### SET TASK
Copy out the data exactly, leaving the pictures behind.

### INFORMATION SHOWN
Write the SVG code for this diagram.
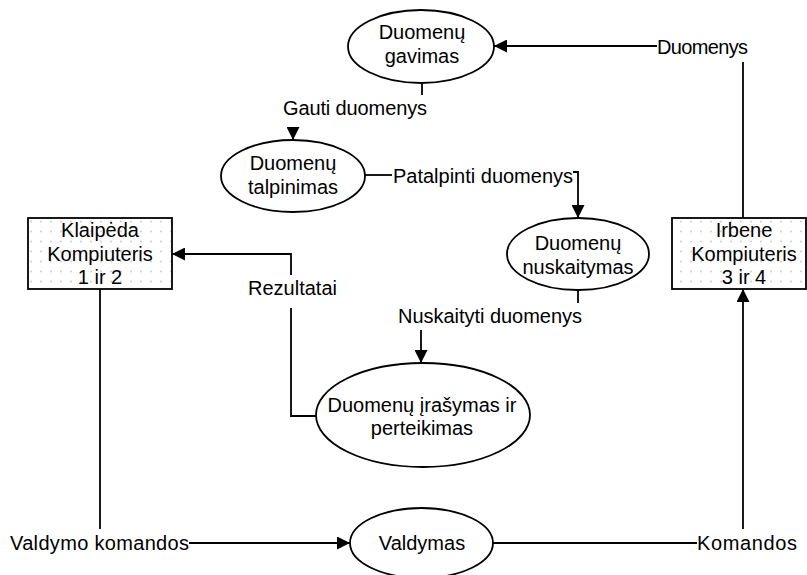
<svg xmlns="http://www.w3.org/2000/svg" width="807" height="575" viewBox="0 0 807 575">
  <style>
    .proc { fill: #ffffff; stroke: #000000; stroke-width: 1.8; }
    .store { fill: url(#dots); stroke: #000000; stroke-width: 1.8; }
    .t { font-family: "Liberation Sans", Arial, sans-serif; font-size: 20px; fill: #000000; text-anchor: middle; }
    .ts { font-family: "Liberation Sans", Arial, sans-serif; font-size: 20px; fill: #000000; }
    .flow { fill: none; stroke: #000000; stroke-width: 1.8; }
  </style>
  <defs>
    <pattern id="dots" width="10" height="10" patternUnits="userSpaceOnUse" x="28" y="218">
      <rect width="10" height="10" fill="#ffffff"/>
      <circle cx="3" cy="3.5" r="0.9" fill="#c8c8c8"/>
    </pattern>
    <marker id="arrow" markerWidth="13" markerHeight="13" refX="13" refY="6.5" orient="auto" markerUnits="userSpaceOnUse">
      <path d="M0,0 L13,6.5 L0,13 z" fill="#000000"/>
    </marker>
  </defs>

  <rect width="807" height="575" fill="#ffffff"/>

  <!-- data flows -->
  <g id="connectors">
    <path class="flow" d="M657,46 H494" marker-end="url(#arrow)"/>
    <path class="flow" d="M743,62 V218"/>
    <path class="flow" d="M422,83 V95"/>
    <path class="flow" d="M293,127 V140" marker-end="url(#arrow)"/>
    <path class="flow" d="M365,175 H392"/>
    <path class="flow" d="M573,172 H578 V218" marker-end="url(#arrow)"/>
    <path class="flow" d="M578,290 V303"/>
    <path class="flow" d="M421,330 V363" marker-end="url(#arrow)"/>
    <path class="flow" d="M316,416 H291 V308"/>
    <path class="flow" d="M291,275 V254 H172" marker-end="url(#arrow)"/>
    <path class="flow" d="M100,289 V529"/>
    <path class="flow" d="M189,543 H350" marker-end="url(#arrow)"/>
    <path class="flow" d="M493,543 H697"/>
    <path class="flow" d="M743,529 V289" marker-end="url(#arrow)"/>

    <text class="ts" x="657" y="54" textLength="91">Duomenys</text>
    <text class="ts" x="283" y="115" textLength="144">Gauti duomenys</text>
    <text class="ts" x="393" y="183" textLength="180">Patalpinti duomenys</text>
    <text class="ts" x="398" y="323" textLength="184">Nuskaityti duomenys</text>
    <text class="ts" x="248" y="295" textLength="89">Rezultatai</text>
    <text class="ts" x="10" y="550" textLength="179">Valdymo komandos</text>
    <text class="ts" x="697" y="550" textLength="100">Komandos</text>
  </g>

  <g id="gavimas">
    <ellipse class="proc" cx="421" cy="46.5" rx="73" ry="36.5"/>
    <text class="t" x="422" y="39">Duomenų</text>
    <text class="t" x="422" y="63">gavimas</text>
  </g>

  <g id="talpinimas">
    <ellipse class="proc" cx="293" cy="176" rx="72" ry="36"/>
    <text class="t" x="293" y="170">Duomenų</text>
    <text class="t" x="293" y="194">talpinimas</text>
  </g>

  <g id="nuskaitymas">
    <ellipse class="proc" cx="578" cy="254" rx="71" ry="36"/>
    <text class="t" x="578" y="250">Duomenų</text>
    <text class="t" x="578" y="274">nuskaitymas</text>
  </g>

  <g id="irasymas">
    <ellipse class="proc" cx="423" cy="415" rx="107" ry="52"/>
    <text class="t" x="422" y="412">Duomenų įrašymas ir</text>
    <text class="t" x="422" y="435">perteikimas</text>
  </g>

  <g id="valdymas">
    <ellipse class="proc" cx="421.5" cy="543" rx="71.5" ry="35"/>
    <text class="t" x="422" y="550">Valdymas</text>
  </g>

  <g id="klaipeda">
    <rect class="store" x="28" y="218" width="144" height="71"/>
    <text class="t" x="100" y="237">Klaipėda</text>
    <text class="t" x="100" y="261">Kompiuteris</text>
    <text class="t" x="100" y="284">1 ir 2</text>
  </g>

  <g id="irbene">
    <rect class="store" x="672" y="218" width="134" height="71"/>
    <text class="t" x="744" y="237">Irbene</text>
    <text class="t" x="744" y="261">Kompiuteris</text>
    <text class="t" x="744" y="284">3 ir 4</text>
  </g>
</svg>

### REPLY TO THE EXERCISE
Write the SVG code for this diagram.
<svg xmlns="http://www.w3.org/2000/svg" width="807" height="575" viewBox="0 0 807 575">
  <style>
    .proc { fill: #ffffff; stroke: #000000; stroke-width: 1.8; }
    .store { fill: url(#dots); stroke: #000000; stroke-width: 1.8; }
    .t { font-family: "Liberation Sans", Arial, sans-serif; font-size: 20px; fill: #000000; text-anchor: middle; }
    .ts { font-family: "Liberation Sans", Arial, sans-serif; font-size: 20px; fill: #000000; }
    .flow { fill: none; stroke: #000000; stroke-width: 1.8; }
  </style>
  <defs>
    <pattern id="dots" width="10" height="10" patternUnits="userSpaceOnUse" x="28" y="218">
      <rect width="10" height="10" fill="#ffffff"/>
      <circle cx="3" cy="3.5" r="0.9" fill="#c8c8c8"/>
    </pattern>
    <marker id="arrow" markerWidth="13" markerHeight="13" refX="13" refY="6.5" orient="auto" markerUnits="userSpaceOnUse">
      <path d="M0,0 L13,6.5 L0,13 z" fill="#000000"/>
    </marker>
  </defs>

  <rect width="807" height="575" fill="#ffffff"/>

  <!-- data flows -->
  <g id="connectors">
    <path class="flow" d="M657,46 H494" marker-end="url(#arrow)"/>
    <path class="flow" d="M743,62 V218"/>
    <path class="flow" d="M422,83 V95"/>
    <path class="flow" d="M293,127 V140" marker-end="url(#arrow)"/>
    <path class="flow" d="M365,175 H392"/>
    <path class="flow" d="M573,172 H578 V218" marker-end="url(#arrow)"/>
    <path class="flow" d="M578,290 V303"/>
    <path class="flow" d="M421,330 V363" marker-end="url(#arrow)"/>
    <path class="flow" d="M316,416 H291 V308"/>
    <path class="flow" d="M291,275 V254 H172" marker-end="url(#arrow)"/>
    <path class="flow" d="M100,289 V529"/>
    <path class="flow" d="M189,543 H350" marker-end="url(#arrow)"/>
    <path class="flow" d="M493,543 H697"/>
    <path class="flow" d="M743,529 V289" marker-end="url(#arrow)"/>

    <text class="ts" x="657" y="54" textLength="91">Duomenys</text>
    <text class="ts" x="283" y="115" textLength="144">Gauti duomenys</text>
    <text class="ts" x="393" y="183" textLength="180">Patalpinti duomenys</text>
    <text class="ts" x="398" y="323" textLength="184">Nuskaityti duomenys</text>
    <text class="ts" x="248" y="295" textLength="89">Rezultatai</text>
    <text class="ts" x="10" y="550" textLength="179">Valdymo komandos</text>
    <text class="ts" x="697" y="550" textLength="100">Komandos</text>
  </g>

  <g id="gavimas">
    <ellipse class="proc" cx="421" cy="46.5" rx="73" ry="36.5"/>
    <text class="t" x="422" y="39">Duomenų</text>
    <text class="t" x="422" y="63">gavimas</text>
  </g>

  <g id="talpinimas">
    <ellipse class="proc" cx="293" cy="176" rx="72" ry="36"/>
    <text class="t" x="293" y="170">Duomenų</text>
    <text class="t" x="293" y="194">talpinimas</text>
  </g>

  <g id="nuskaitymas">
    <ellipse class="proc" cx="578" cy="254" rx="71" ry="36"/>
    <text class="t" x="578" y="250">Duomenų</text>
    <text class="t" x="578" y="274">nuskaitymas</text>
  </g>

  <g id="irasymas">
    <ellipse class="proc" cx="423" cy="415" rx="107" ry="52"/>
    <text class="t" x="422" y="412">Duomenų įrašymas ir</text>
    <text class="t" x="422" y="435">perteikimas</text>
  </g>

  <g id="valdymas">
    <ellipse class="proc" cx="421.5" cy="543" rx="71.5" ry="35"/>
    <text class="t" x="422" y="550">Valdymas</text>
  </g>

  <g id="klaipeda">
    <rect class="store" x="28" y="218" width="144" height="71"/>
    <text class="t" x="100" y="237">Klaipėda</text>
    <text class="t" x="100" y="261">Kompiuteris</text>
    <text class="t" x="100" y="284">1 ir 2</text>
  </g>

  <g id="irbene">
    <rect class="store" x="672" y="218" width="134" height="71"/>
    <text class="t" x="744" y="237">Irbene</text>
    <text class="t" x="744" y="261">Kompiuteris</text>
    <text class="t" x="744" y="284">3 ir 4</text>
  </g>
</svg>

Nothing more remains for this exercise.